The first was the Grand Teton Picnic, completed in July 2012 after I squandered years wondering if I could. From Jackson I bicycled to Jenny Lake, swam across, climbed the Grand Teton, demolished half a pizza, and returned the same way.
Inspired by the experience, a handful of friends joined me for a Grand picnic the following summer, provisioned with pizza, chicken broth, pickled cucumbers, boiled potatoes and jelly beans. Now the idea has spread to more people, more lakes and more mountains in the Tetons and beyond.
All the main peaks in the range have now been included in picnics, some via multiple routes. Mt. Moran is the apex for two picnics: the Moranic, which crosses Leigh Lake to ascend the CMC Route, and the Moronic, which crosses Jackson Lake to attack the peak via the northeast ridge.
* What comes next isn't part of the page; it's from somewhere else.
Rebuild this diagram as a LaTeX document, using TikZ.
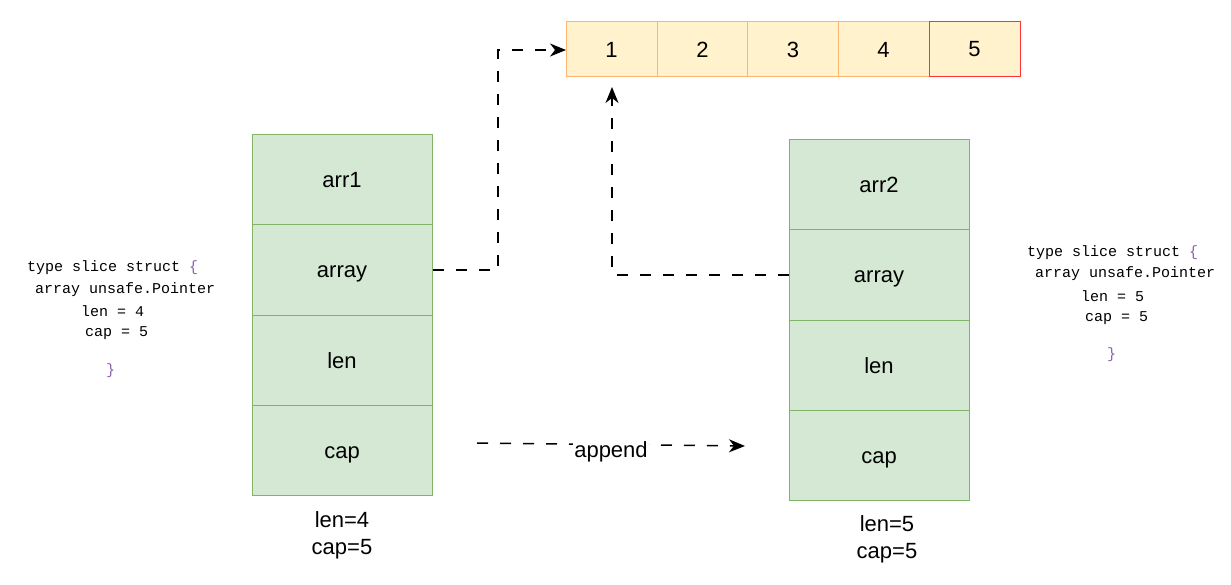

Most impressively, in 2017 Ryan Burke completed the Grand Traverse Picnic, traversing thirteen Tetons and swimming twice across Jenny in two days. Oh the superhumanity!
Is picnicking contrived? Isn’t every sport contrived, except chasing meat with spears? I would say picnicking rejects contrivance, seeking the fairest means of embracing landscapes in all their depth and scale.
Picnics have been savored in Montana, California, Idaho, and Colorado, but such adventures need not be limited to mountains, lakes, swimming, or climbing. Your own picnic in your own location could include roller-blading, bleacher running, and kayaking. Ice skating, cross country skiing, and fat biking. Stand Up Paddleboarding, skateboarding, and surfing. To me, the essence of a picnic is that it’s human-powered from start to finish, and something about it scares you.
Last summer I finished my most outlandish meal yet, the Hoodnic, or Mt. Hood Picnic: I swam back and forth across the Columbia River (the part that scared me), biked 35 miles to Mt. Hood, climbed to the top (for a cumulative elevation gain of more than 11,000 feet), skied back down, and rode back to the Columbia. There are innumerable magnificent picnics we could have. The possibilities tantalize, even as they terrorize.
A picnic is most rewarding — life-changing even — when it forces you to train, plan, fret, organize, assess, and then leaves you in the dark next to a freezing lake where you have to decide if you’ve got the cajones to keep going. In the banquet of picnicking, as in any worthwhile adventure, the transformational seasoning is uncertainty.